In theory women were still expected not to have sex before marriage. But with changes in gender roles, female independence, the new custom of going out, and new expectations of sexiness as part of female identity, "having sex" had become a realm of many shades of gray. Even gynecology books acknowledged that wedding-night hymens were likely to have alread
y been dilated by probing fingers during hot and heavy petting, but refrained from qualifying such acts as being definitively either "sex" or "not sex." The new economic and social equations of sex and dating also meant that it was less clear what sex—whatever that was—was supposed to mean to a relationship. Where exactly virginity fit into all of it was as difficult a question as all the others.
To many people, the new, overt sexiness of New Women promised not so much freedom as havoc. Sexually active women have always been considered troublesome, of course; one function virginity has served over the ages is to control women's sexual activity and make it something that can be policed and regulated. But as sexually self-willed women became more visible through movies, theater, journalism, and novels, more and more people became nervous about what that might mean. People questioned whether the New Women could still be trusted to fulfill their daughterly, wifely, and motherly roles. Seeing to it that they would became the subject of debate, research, and policy.
Part of this process involved the study of a strange new creature. Neither child nor adult, this bizarre being was scarcely recognizable as properly human. In 1904 psychologist G. Stanley Hall assayed a systematic description of this troublesome changeling.

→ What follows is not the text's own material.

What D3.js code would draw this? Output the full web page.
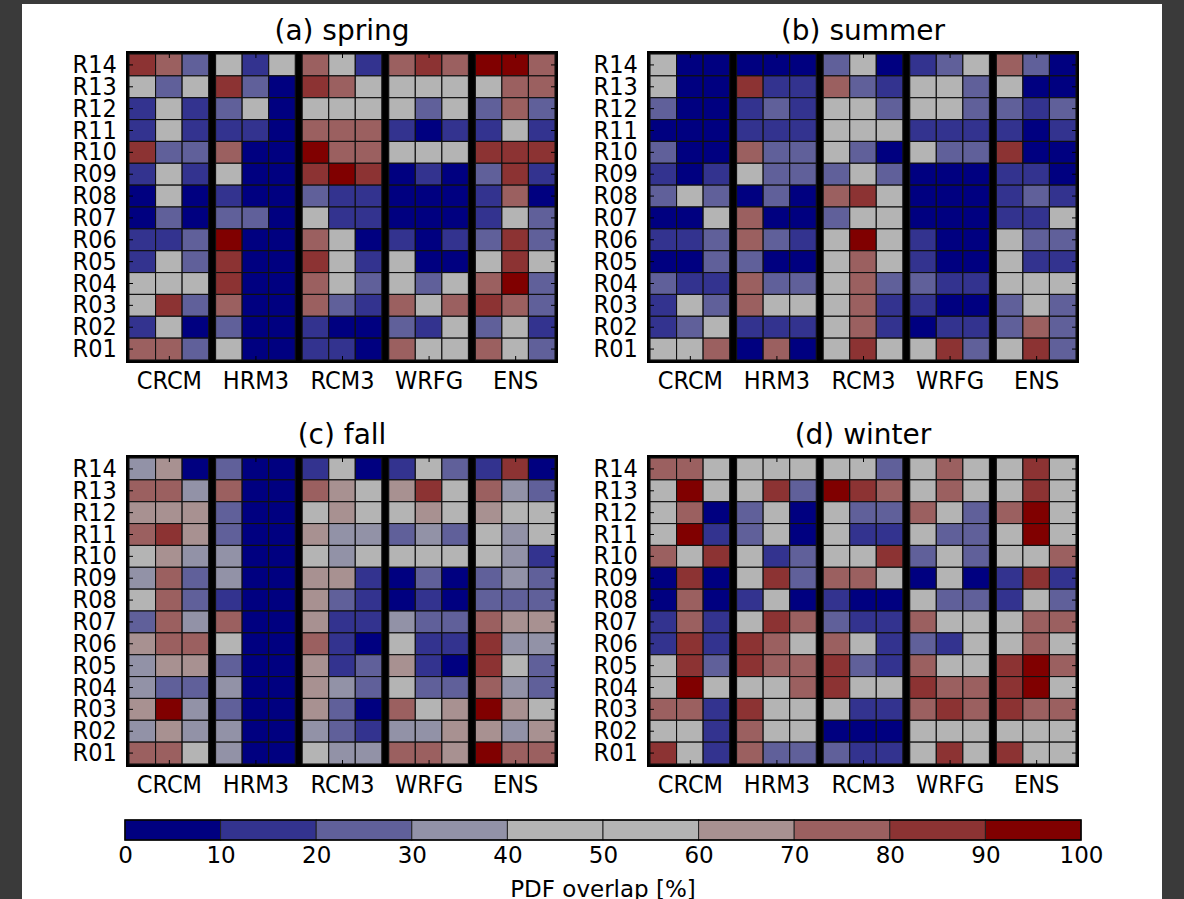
<!DOCTYPE html>
<html>
<head>
<meta charset="utf-8">
<script src="https://cdn.jsdelivr.net/npm/d3@7"></script>
<style>
body { margin: 0; background: #fff; }
text { font-family: "DejaVu Sans", sans-serif; fill: #000; }
</style>
</head>
<body>
<script>
"use strict";

// rows top to bottom
const regions = ["R14","R13","R12","R11","R10","R09","R08","R07","R06","R05","R04","R03","R02","R01"];
const models = ["CRCM","HRM3","RCM3","WRFG","ENS"];
const binEdges = [0,10,20,30,40,50,60,70,80,90,100];
const binColors = ["#000080","#33338f","#60609a","#9292a7","#b4b4b4",
                   "#b4b4b4","#a89191","#9b6060","#8c3333","#800000"];

// PDF overlap [%], 15 columns per row: CRCM x3, HRM3 x3, RCM3 x3, WRFG x3, ENS x3
const spring = [
  [85,75,25, 55,15,55, 75,55,15, 75,85,75, 95,95,75],
  [55,25,55, 85,25,5,  85,75,55, 55,55,55, 55,75,75],
  [15,55,15, 25,55,5,  55,55,55, 55,25,55, 25,75,25],
  [15,55,15, 15,15,5,  75,75,75, 15,5,15,  15,55,15],
  [85,25,25, 75,5,5,   95,75,75, 55,55,55, 85,85,85],
  [15,55,15, 55,5,5,   85,95,85, 5,15,5,   25,85,15],
  [5,55,5,   15,5,5,   25,15,15, 5,5,5,    15,75,5],
  [5,25,5,   25,25,5,  55,15,15, 5,5,5,    15,55,25],
  [15,15,25, 95,5,5,   75,55,5,  15,5,15,  25,85,25],
  [15,55,25, 85,5,5,   85,55,15, 55,5,5,   55,85,55],
  [55,55,55, 85,5,5,   75,55,25, 55,25,55, 75,95,25],
  [55,85,25, 75,5,5,   75,25,15, 75,55,75, 85,75,25],
  [15,55,5,  25,5,5,   15,5,5,   25,15,55, 25,55,15],
  [75,75,25, 55,5,5,   15,15,5,  75,55,55, 75,55,25]
];

const summer = [
  [55,5,5,   5,5,5,    25,55,5,  15,25,55, 75,25,5],
  [55,5,5,   85,15,15, 75,25,15, 55,55,25, 55,5,5],
  [25,5,5,   15,25,15, 55,55,25, 55,55,25, 25,15,25],
  [5,5,5,    15,15,15, 55,55,55, 15,15,15, 15,5,15],
  [25,5,5,   75,25,25, 55,25,5,  55,25,25, 85,5,5],
  [15,5,15,  55,25,25, 25,55,25, 5,5,5,    15,15,5],
  [25,55,25, 5,25,5,   75,85,55, 5,5,5,    15,25,15],
  [5,5,55,   75,5,5,   25,55,55, 5,5,5,    15,15,55],
  [15,15,25, 75,25,15, 55,95,55, 15,5,5,   55,25,25],
  [5,5,25,   25,5,5,   55,75,55, 15,5,5,   55,15,15],
  [25,15,15, 75,25,25, 55,75,25, 25,15,15, 55,55,55],
  [15,55,25, 75,55,55, 55,75,15, 15,5,5,   25,55,25],
  [15,25,55, 15,15,15, 55,75,15, 5,15,15,  25,75,25],
  [55,55,75, 5,75,5,   55,85,55, 55,85,25, 55,85,25]
];

const fall = [
  [35,65,5,  25,5,5,   15,55,5,  15,55,25, 15,85,5],
  [75,75,35, 75,5,5,   75,65,55, 65,85,55, 75,35,25],
  [65,65,65, 25,5,5,   55,65,55, 55,65,55, 65,55,55],
  [75,85,65, 25,5,5,   65,35,35, 25,35,25, 55,35,55],
  [55,65,35, 35,5,5,   55,35,55, 55,55,55, 55,35,15],
  [35,75,25, 35,5,5,   65,65,15, 5,25,5,   25,35,25],
  [55,75,25, 15,5,5,   65,25,15, 5,15,5,   25,25,25],
  [25,75,35, 75,5,5,   65,15,15, 35,25,25, 75,65,65],
  [65,75,75, 55,5,5,   75,15,5,  55,15,15, 85,35,35],
  [35,65,65, 25,5,5,   65,15,25, 65,15,5,  85,55,25],
  [35,25,25, 35,5,5,   65,35,25, 55,25,25, 75,35,25],
  [65,95,35, 25,5,5,   65,25,5,  75,55,65, 95,65,55],
  [35,65,35, 35,5,5,   35,25,15, 35,35,65, 65,35,65],
  [75,75,55, 35,5,5,   55,35,35, 75,75,65, 95,75,75]
];

const winter = [
  [75,75,55, 55,55,55, 55,55,25, 55,75,55, 55,85,55],
  [55,95,55, 55,85,25, 95,85,75, 55,75,55, 55,85,55],
  [55,75,5,  25,55,5,  55,25,25, 75,55,25, 75,95,55],
  [55,95,15, 25,55,5,  55,15,15, 55,25,25, 55,95,55],
  [75,55,85, 55,15,25, 55,55,85, 25,55,25, 55,55,75],
  [5,85,5,   55,85,25, 75,75,55, 5,55,5,   15,85,15],
  [5,75,5,   15,55,5,  15,5,5,   55,25,25, 15,55,25],
  [15,75,15, 55,85,75, 25,15,15, 75,55,55, 55,75,75],
  [15,85,15, 85,75,55, 75,55,15, 25,15,55, 55,75,55],
  [55,85,25, 85,75,75, 85,25,15, 75,55,55, 85,95,75],
  [55,95,55, 55,55,75, 85,55,55, 85,75,75, 85,95,55],
  [75,75,15, 85,55,55, 55,15,15, 75,85,75, 85,75,75],
  [55,55,15, 75,55,55, 5,5,5,    55,55,55, 55,55,55],
  [85,55,15, 75,25,25, 25,15,15, 55,85,55, 85,55,55]
];

const width = 1184;
const height = 899;

const svg = d3.select("body").append("svg")
    .attr("width", width)
    .attr("height", height);

svg.append("rect").attr("width", width).attr("height", height).attr("fill", "#fff");

// dark surround of the screenshot
svg.append("rect").attr("x", 0).attr("y", 0).attr("width", 22).attr("height", height).attr("fill", "#3a3a3a");
svg.append("rect").attr("x", 1162).attr("y", 0).attr("width", 22).attr("height", height).attr("fill", "#3a3a3a");
svg.append("rect").attr("x", 0).attr("y", 0).attr("width", width).attr("height", 4).attr("fill", "#3a3a3a");

const boxW = 432, boxH = 312, frame = 3;
const innerW = boxW - 2*frame, innerH = boxH - 2*frame;
const gap = 0.26;   // black gap between model groups, in cell units
const squeeze = 0.9; // labels look narrow in the original

const x = d3.scaleLinear().domain([0, 15 + 4*gap]).range([0, innerW]);
const y = d3.scaleBand().domain(regions).range([0, innerH]);
const color = d3.scaleThreshold().domain(binEdges.slice(1, -1)).range(binColors);

const colX = i => Math.floor(i/3)*(3 + gap) + i%3;
const xm = d3.scaleOrdinal()
    .domain(models)
    .range(models.map((m, k) => x(k*(3 + gap) + 1.5)));

const panels = [
  { title: "(a) spring", data: spring, left: 126, top: 51 },
  { title: "(b) summer", data: summer, left: 647, top: 51 },
  { title: "(c) fall",   data: fall,   left: 126, top: 455 },
  { title: "(d) winter", data: winter, left: 647, top: 455 }
];

panels.forEach(p => {
    let g = svg.append("g").attr("transform", `translate(${p.left},${p.top})`);

    g.append("rect")
        .attr("width", boxW).attr("height", boxH)
        .attr("fill", "#000");

    let inner = g.append("g").attr("transform", `translate(${frame},${frame})`);

    let cells = [];
    p.data.forEach((row, r) => row.forEach((v, i) => cells.push({ region: regions[r], i: i, v: v })));

    inner.selectAll("rect.cell")
        .data(cells)
        .enter()
        .append("rect")
        .attr("class", "cell")
        .attr("x", d => x(colX(d.i)))
        .attr("y", d => y(d.region))
        .attr("width", x(1) - x(0))
        .attr("height", y.bandwidth())
        .attr("fill", d => color(d.v))
        .attr("stroke", "#111")
        .attr("stroke-width", 1.1);

    // inward ticks, matplotlib style
    let left = inner.append("g").call(d3.axisLeft(y).tickSize(-4).tickPadding(13.5));
    let right = inner.append("g").attr("transform", `translate(${innerW},0)`)
        .call(d3.axisRight(y).tickSize(-4).tickFormat(""));
    let top = inner.append("g").call(d3.axisTop(xm).tickSize(-4).tickFormat(""));
    let bottom = inner.append("g").attr("transform", `translate(0,${innerH})`)
        .call(d3.axisBottom(xm).tickSize(-4).tickPadding(11));

    [left, right, top, bottom].forEach(a => {
        a.select(".domain").remove();
        a.selectAll("line").attr("stroke", "#000").attr("stroke-width", 1);
        a.attr("font-family", "DejaVu Sans").attr("font-size", 25);
        a.selectAll("text").attr("transform", `scale(${squeeze},1)`);
    });

    g.append("text")
        .attr("x", boxW/2)
        .attr("y", -11)
        .attr("text-anchor", "middle")
        .style("font-size", "28px")
        .text(p.title);
});

// colour bar
const cbX = d3.scaleLinear().domain([0, 100]).range([125, 1081]);
const cbTop = 820, cbH = 20;
let cb = svg.append("g");

cb.selectAll("rect")
    .data(binColors)
    .enter()
    .append("rect")
    .attr("x", (c, k) => cbX(binEdges[k]))
    .attr("y", cbTop)
    .attr("width", (c, k) => cbX(binEdges[k+1]) - cbX(binEdges[k]))
    .attr("height", cbH)
    .attr("fill", c => c)
    .attr("stroke", "#222")
    .attr("stroke-width", 1);

cb.append("rect")
    .attr("x", cbX(0)).attr("y", cbTop)
    .attr("width", cbX(100) - cbX(0)).attr("height", cbH)
    .attr("fill", "none").attr("stroke", "#000").attr("stroke-width", 1.5);

let cbAxis = cb.append("g")
    .attr("transform", `translate(0,${cbTop + cbH})`)
    .call(d3.axisBottom(cbX).tickValues(binEdges).tickSize(0).tickPadding(7));
cbAxis.select(".domain").remove();
cbAxis.attr("font-family", "DejaVu Sans").attr("font-size", 23);

svg.append("text")
    .attr("x", cbX(50))
    .attr("y", 897)
    .attr("text-anchor", "middle")
    .style("font-size", "23px")
    .text("PDF overlap [%]");
</script>
</body>
</html>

Adolescence: Its Psychology and Its Relations to Physiology, Anthropology, Sociology, Sex, Crime, Religion, and Education was the opening salvo in the ongoing battle of Established Society versus the Young Person.
Through Hall's eyes, the Young Person was a strange, volatile, contrary, and vulnerable creature. When it came to female adolescents, much of that vulnerability was specifically sexual. Anything that hinted at deviation from the expected standards of premarital virginity, early marriage, and postmarital monogamy was a cause for alarm. Not just psychologists but families, parents, schools, friends, and religious organizations all placed their own types of pressure on young women to conform to older, more conservative sexual and behavioral standards—standards that were perceived as being under heavy attack.